题目链接:
http://acm.zju.edu.cn/onlinejudge/showProblem.do?problemId=1112
题意:
求动态区间第K大。
分析:
把修改操作看成删除与增加,对所有操作进行整体二分。
代码:
#include<cstdio>
#include<iostream>
#include<cstring>
using namespace std;
#define pr(x) cout << #x << ": " << x << " "

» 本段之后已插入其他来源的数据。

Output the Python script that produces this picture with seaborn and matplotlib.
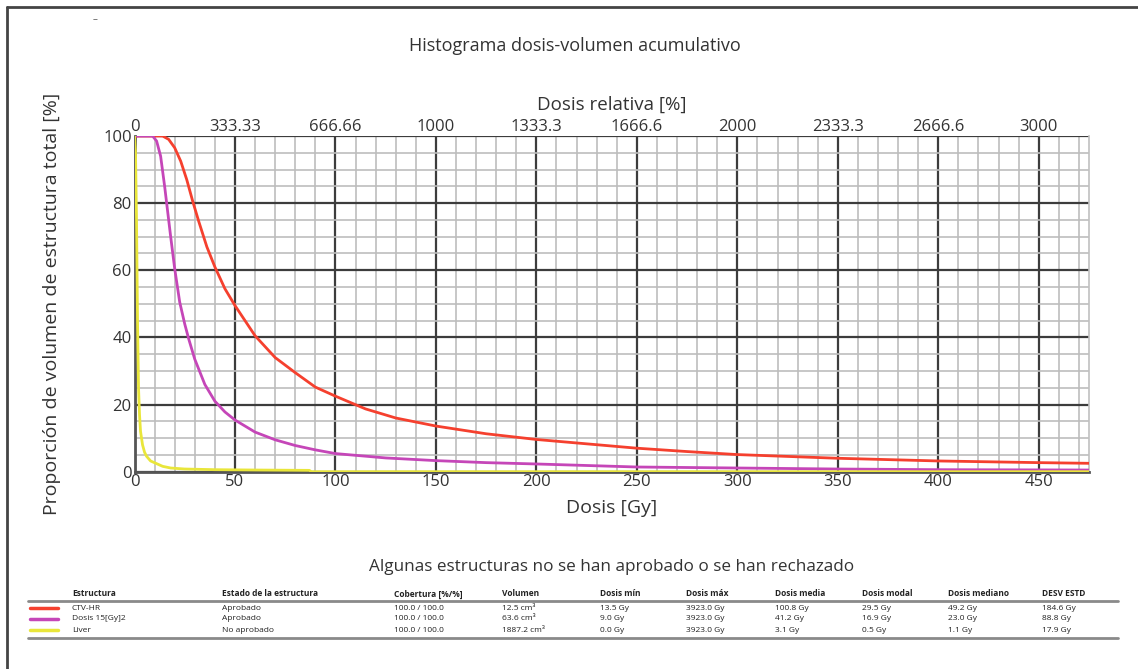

#define pl(x) cout << #x << ": " << x << endl;
const int maxn = 50000 + 5, maxq = 20000 + 5, oo = 0x3f3f3f3f;
int n, m, tot;
int a[maxn];
struct Query{
int x, y, k;
int id, type;
}q[maxn + maxq], q1[maxn + maxq], q2[maxn + maxq];
int bit[maxn];
int ans[maxq];
void add(int i, int x)
{
while(i <= n){
bit[i] += x;
i += i & -i;
}
}
int sum(int i)
{
int ans = 0;
while(i > 0){
ans += bit[i];
i -= i & -i;
}
return ans;
}
void solve(int ql, int qr, int l, int r)
{
if(ql > qr) return ;
if(l == r){
for(int i = ql; i <= qr; i++){
if(q[i].type == 2) ans[q[i].id] = l;
}
return ;
}
int t1 = 0, t2 = 0;
int mid = l + r >> 1;
// pl(mid);
for(int i = ql; i <= qr; i++){
if(q[i].type == 1){
if(q[i].x <= mid){
add(q[i].id, q[i].y);
q1[t1++] = q[i];
}else q2[t2++] = q[i];
}else{
int tmp = sum(q[i].y) -sum(q[i].x - 1);
if(tmp >= q[i].k) q1[t1++] = q[i];
else {
q[i].k -= tmp;
q2[t2++] = q[i];
}
}
}
for(int i = 0; i < t1; i++){
if(q1[i].type == 1) add(q1[i].id, -q1[i].y);
}
for(int i = 0; i < t1; i++) q[ql + i] = q1[i];
for(int i = 0; i < t2; i++) q[t1 + i + ql] = q2[i];
solve(ql, ql + t1 - 1, l, mid);
solve(ql + t1, qr, mid + 1, r);
}
int main (void)
{
int x;scanf("%d", &x);
while(x--){
scanf("%d%d", &n, &m);
tot = 0;
memset(bit, 0, sizeof(bit));
for(int i = 1; i <= n; i++){
scanf("%d", &a[i]);
q[++tot] = (Query){a[i], 1, oo, i, 1};
}
char s[2];
int x, y, k;
int cnt = 0;
for(int i = 1; i <= m; i++){
scanf("%s%d%d", s, &x, &y);
if(s[0] == 'Q'){
scanf("%d", &k);
q[++tot] = (Query){x, y, k, ++cnt, 2};
}else{
q[++tot] = (Query){a[x], -1, oo, x, 1};
q[++tot] = (Query){y, 1, oo, x, 1};
}
}
solve(1, tot, 0, oo);
for(int i = 1; i <= cnt; i++){
printf("%d
", ans[i]);
}
}
return 0;
}